For the copy, please give all of the data again exactly and leave the pictures out.
--- BEGIN SUPPLIED RECORDS ---
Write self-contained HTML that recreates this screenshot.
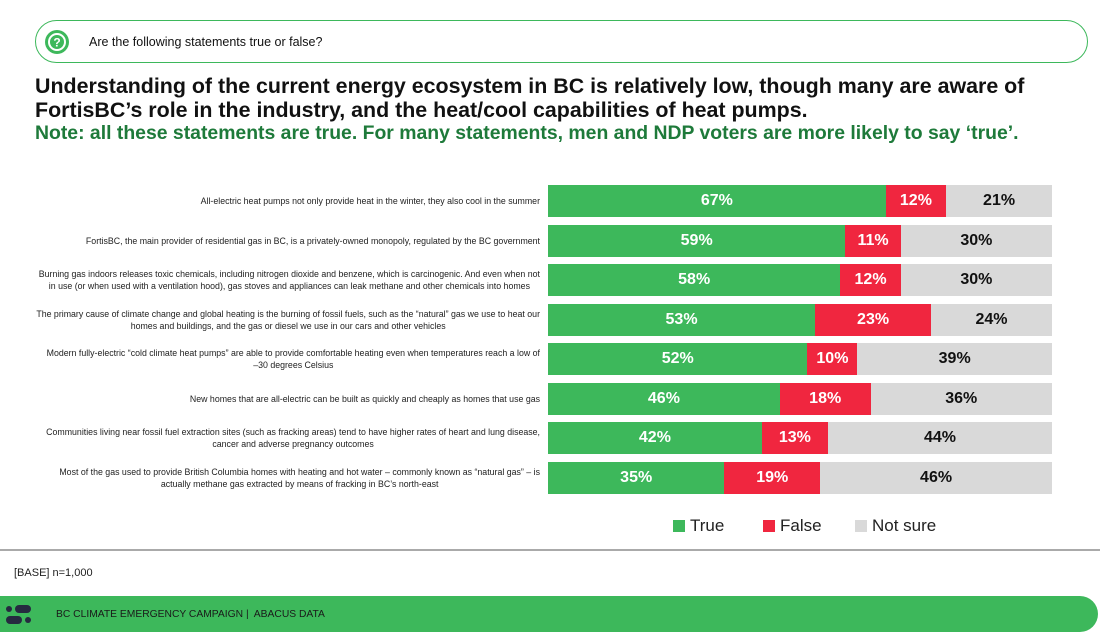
<!DOCTYPE html>
<html><head><meta charset="utf-8">
<style>
body{margin:0;width:1100px;height:632px;background:#fff;font-family:"Liberation Sans",sans-serif;position:relative;overflow:hidden}
.abs{position:absolute}
#qbox{left:35px;top:20px;width:1053px;height:43px;border:1.5px solid #3db85b;border-radius:22px;box-sizing:border-box}
#title{left:35px;top:74px;font-size:21.4px;font-weight:bold;color:#111;line-height:24px;white-space:nowrap}
#note{left:35px;top:122px;font-size:19.4px;font-weight:bold;color:#1e7a3a;white-space:nowrap}
.lbl{position:absolute;right:560px;text-align:center;font-size:8.8px;color:#222;line-height:12px;white-space:nowrap}
.seg{position:absolute;height:32px;line-height:32px;text-align:center;font-size:16px;font-weight:bold}
.leg{position:absolute;top:516px;font-size:17px;color:#222;line-height:20px}
.sq{display:inline-block;width:12px;height:12px;margin-right:5px;vertical-align:-1px}
</style></head><body>
<div id="qbox" class="abs"></div>
<svg class="abs" style="left:44px;top:29px" width="26" height="26">
<circle cx="13" cy="13" r="12" fill="#3db85b"/><circle cx="13" cy="13" r="8" fill="none" stroke="#fff" stroke-width="2"/>
<text x="13" y="17.5" text-anchor="middle" font-size="12" font-weight="bold" fill="#fff" font-family="Liberation Sans">?</text></svg>
<div class="abs" style="left:89px;top:35px;font-size:12.5px;color:#111">Are the following statements true or false?</div>
<div id="title" class="abs">Understanding of the current energy ecosystem in BC is relatively low, though many are aware of<br>FortisBC’s role in the industry, and the heat/cool capabilities of heat pumps.</div>
<div id="note" class="abs">Note: all these statements are true. For many statements, men and NDP voters are more likely to say ‘true’.</div>
<div id="chart"></div>
<div class="leg" style="left:673px"><span class="sq" style="background:#3db85b"></span>True</div>
<div class="leg" style="left:763px"><span class="sq" style="background:#f0263f"></span>False</div>
<div class="leg" style="left:855px"><span class="sq" style="background:#d9d9d9"></span>Not sure</div>
<div class="abs" style="left:0;top:549px;width:1100px;height:2px;background:#aaa"></div>
<div class="abs" style="left:14px;top:567px;font-size:11px;color:#222">[BASE] n=1,000</div>
<div class="abs" style="left:0;top:596px;width:1098px;height:36px;background:#3db85b;border-radius:0 18px 18px 0"></div>
<svg class="abs" style="left:6px;top:603px" width="40" height="24">
<circle cx="3" cy="6" r="3" fill="#262a40"/><rect x="9" y="2" width="16" height="8" rx="4" fill="#262a40"/>
<rect x="0" y="13" width="16" height="8" rx="4" fill="#262a40"/><circle cx="22" cy="17" r="3" fill="#262a40"/></svg>
<div class="abs" style="left:56px;top:609px;font-size:10.3px;color:#1a1a1a">BC CLIMATE EMERGENCY CAMPAIGN |&nbsp; ABACUS DATA</div>
<script>
const labels=[["All-electric heat pumps not only provide heat in the winter, they also cool in the summer"],
["FortisBC, the main provider of residential gas in BC, is a privately-owned monopoly, regulated by the BC government"],
["Burning gas indoors releases toxic chemicals, including nitrogen dioxide and benzene, which is carcinogenic. And even when not","in use (or when used with a ventilation hood), gas stoves and appliances can leak methane and other chemicals into homes"],
["The primary cause of climate change and global heating is the burning of fossil fuels, such as the “natural” gas we use to heat our","homes and buildings, and the gas or diesel we use in our cars and other vehicles"],
["Modern fully-electric “cold climate heat pumps” are able to provide comfortable heating even when temperatures reach a low of","–30 degrees Celsius"],
["New homes that are all-electric can be built as quickly and cheaply as homes that use gas"],
["Communities living near fossil fuel extraction sites (such as fracking areas) tend to have higher rates of heart and lung disease,","cancer and adverse pregnancy outcomes"],
["Most of the gas used to provide British Columbia homes with heating and hot water – commonly known as “natural gas” – is","actually methane gas extracted by means of fracking in BC’s north-east"]];
const trueVals=[67,59,58,53,52,46,42,35];
const falseVals=[12,11,12,23,10,18,13,19];
const notSureVals=[21,30,30,24,39,36,44,46];
const X0=548,W=504,Y0=185,STEP=39.5,BH=32;
const chart=document.getElementById('chart');
const series=[[trueVals,'#3db85b','#fff','true'],[falseVals,'#f0263f','#fff','false'],[notSureVals,'#d9d9d9','#111','not-sure']];
labels.forEach((lines,i)=>{
  const y=Y0+i*STEP;
  const l=document.createElement('div');
  l.className='lbl';
  
  
  l.style.top=(y+16-lines.length*6)+'px';
  l.innerHTML=lines.join('<br>');
  chart.appendChild(l);
  const total=trueVals[i]+falseVals[i]+notSureVals[i];
  const xs=v=>v*W/total;
  let acc=0;
  series.forEach(([vals,bg,fg,nm])=>{
    const s=document.createElement('div');
    s.className='seg';
    
    
    s.style.left=(X0+xs(acc))+'px';
    s.style.width=xs(vals[i])+'px';
    s.style.top=y+'px';
    s.style.background=bg;s.style.color=fg;
    s.textContent=vals[i]+'%';
    chart.appendChild(s);
    acc+=vals[i];
  });
});
</script>
</body></html>
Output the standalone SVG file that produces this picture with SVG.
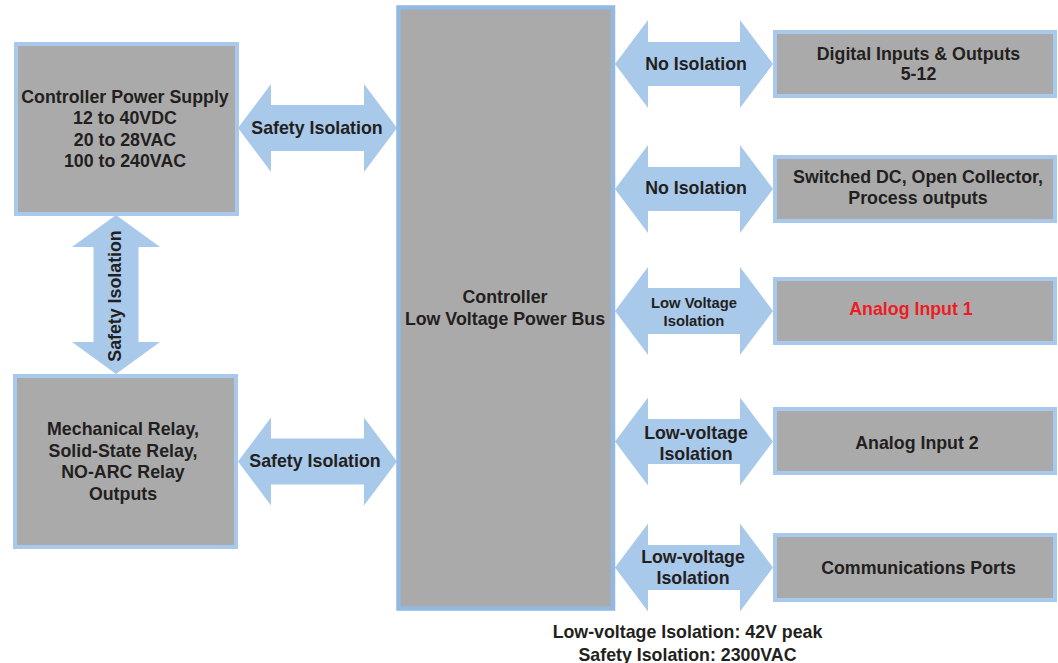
--- END SUPPLIED RECORDS ---
| TASK ANSWER |
Write self-contained HTML that recreates this screenshot.
<!DOCTYPE html>
<html><head><meta charset="utf-8">
<style>
body{margin:0;width:1100px;height:632px;background:#fff;font-family:"Liberation Sans",sans-serif;position:relative;overflow:hidden}
.abs{position:absolute}
#qbox{left:35px;top:20px;width:1053px;height:43px;border:1.5px solid #3db85b;border-radius:22px;box-sizing:border-box}
#title{left:35px;top:74px;font-size:21.4px;font-weight:bold;color:#111;line-height:24px;white-space:nowrap}
#note{left:35px;top:122px;font-size:19.4px;font-weight:bold;color:#1e7a3a;white-space:nowrap}
.lbl{position:absolute;right:560px;text-align:center;font-size:8.8px;color:#222;line-height:12px;white-space:nowrap}
.seg{position:absolute;height:32px;line-height:32px;text-align:center;font-size:16px;font-weight:bold}
.leg{position:absolute;top:516px;font-size:17px;color:#222;line-height:20px}
.sq{display:inline-block;width:12px;height:12px;margin-right:5px;vertical-align:-1px}
</style></head><body>
<div id="qbox" class="abs"></div>
<svg class="abs" style="left:44px;top:29px" width="26" height="26">
<circle cx="13" cy="13" r="12" fill="#3db85b"/><circle cx="13" cy="13" r="8" fill="none" stroke="#fff" stroke-width="2"/>
<text x="13" y="17.5" text-anchor="middle" font-size="12" font-weight="bold" fill="#fff" font-family="Liberation Sans">?</text></svg>
<div class="abs" style="left:89px;top:35px;font-size:12.5px;color:#111">Are the following statements true or false?</div>
<div id="title" class="abs">Understanding of the current energy ecosystem in BC is relatively low, though many are aware of<br>FortisBC’s role in the industry, and the heat/cool capabilities of heat pumps.</div>
<div id="note" class="abs">Note: all these statements are true. For many statements, men and NDP voters are more likely to say ‘true’.</div>
<div id="chart"></div>
<div class="leg" style="left:673px"><span class="sq" style="background:#3db85b"></span>True</div>
<div class="leg" style="left:763px"><span class="sq" style="background:#f0263f"></span>False</div>
<div class="leg" style="left:855px"><span class="sq" style="background:#d9d9d9"></span>Not sure</div>
<div class="abs" style="left:0;top:549px;width:1100px;height:2px;background:#aaa"></div>
<div class="abs" style="left:14px;top:567px;font-size:11px;color:#222">[BASE] n=1,000</div>
<div class="abs" style="left:0;top:596px;width:1098px;height:36px;background:#3db85b;border-radius:0 18px 18px 0"></div>
<svg class="abs" style="left:6px;top:603px" width="40" height="24">
<circle cx="3" cy="6" r="3" fill="#262a40"/><rect x="9" y="2" width="16" height="8" rx="4" fill="#262a40"/>
<rect x="0" y="13" width="16" height="8" rx="4" fill="#262a40"/><circle cx="22" cy="17" r="3" fill="#262a40"/></svg>
<div class="abs" style="left:56px;top:609px;font-size:10.3px;color:#1a1a1a">BC CLIMATE EMERGENCY CAMPAIGN |&nbsp; ABACUS DATA</div>
<script>
const labels=[["All-electric heat pumps not only provide heat in the winter, they also cool in the summer"],
["FortisBC, the main provider of residential gas in BC, is a privately-owned monopoly, regulated by the BC government"],
["Burning gas indoors releases toxic chemicals, including nitrogen dioxide and benzene, which is carcinogenic. And even when not","in use (or when used with a ventilation hood), gas stoves and appliances can leak methane and other chemicals into homes"],
["The primary cause of climate change and global heating is the burning of fossil fuels, such as the “natural” gas we use to heat our","homes and buildings, and the gas or diesel we use in our cars and other vehicles"],
["Modern fully-electric “cold climate heat pumps” are able to provide comfortable heating even when temperatures reach a low of","–30 degrees Celsius"],
["New homes that are all-electric can be built as quickly and cheaply as homes that use gas"],
["Communities living near fossil fuel extraction sites (such as fracking areas) tend to have higher rates of heart and lung disease,","cancer and adverse pregnancy outcomes"],
["Most of the gas used to provide British Columbia homes with heating and hot water – commonly known as “natural gas” – is","actually methane gas extracted by means of fracking in BC’s north-east"]];
const trueVals=[67,59,58,53,52,46,42,35];
const falseVals=[12,11,12,23,10,18,13,19];
const notSureVals=[21,30,30,24,39,36,44,46];
const X0=548,W=504,Y0=185,STEP=39.5,BH=32;
const chart=document.getElementById('chart');
const series=[[trueVals,'#3db85b','#fff','true'],[falseVals,'#f0263f','#fff','false'],[notSureVals,'#d9d9d9','#111','not-sure']];
labels.forEach((lines,i)=>{
  const y=Y0+i*STEP;
  const l=document.createElement('div');
  l.className='lbl';
  
  
  l.style.top=(y+16-lines.length*6)+'px';
  l.innerHTML=lines.join('<br>');
  chart.appendChild(l);
  const total=trueVals[i]+falseVals[i]+notSureVals[i];
  const xs=v=>v*W/total;
  let acc=0;
  series.forEach(([vals,bg,fg,nm])=>{
    const s=document.createElement('div');
    s.className='seg';
    
    
    s.style.left=(X0+xs(acc))+'px';
    s.style.width=xs(vals[i])+'px';
    s.style.top=y+'px';
    s.style.background=bg;s.style.color=fg;
    s.textContent=vals[i]+'%';
    chart.appendChild(s);
    acc+=vals[i];
  });
});
</script>
</body></html>
Output the standalone SVG file that produces this picture with SVG.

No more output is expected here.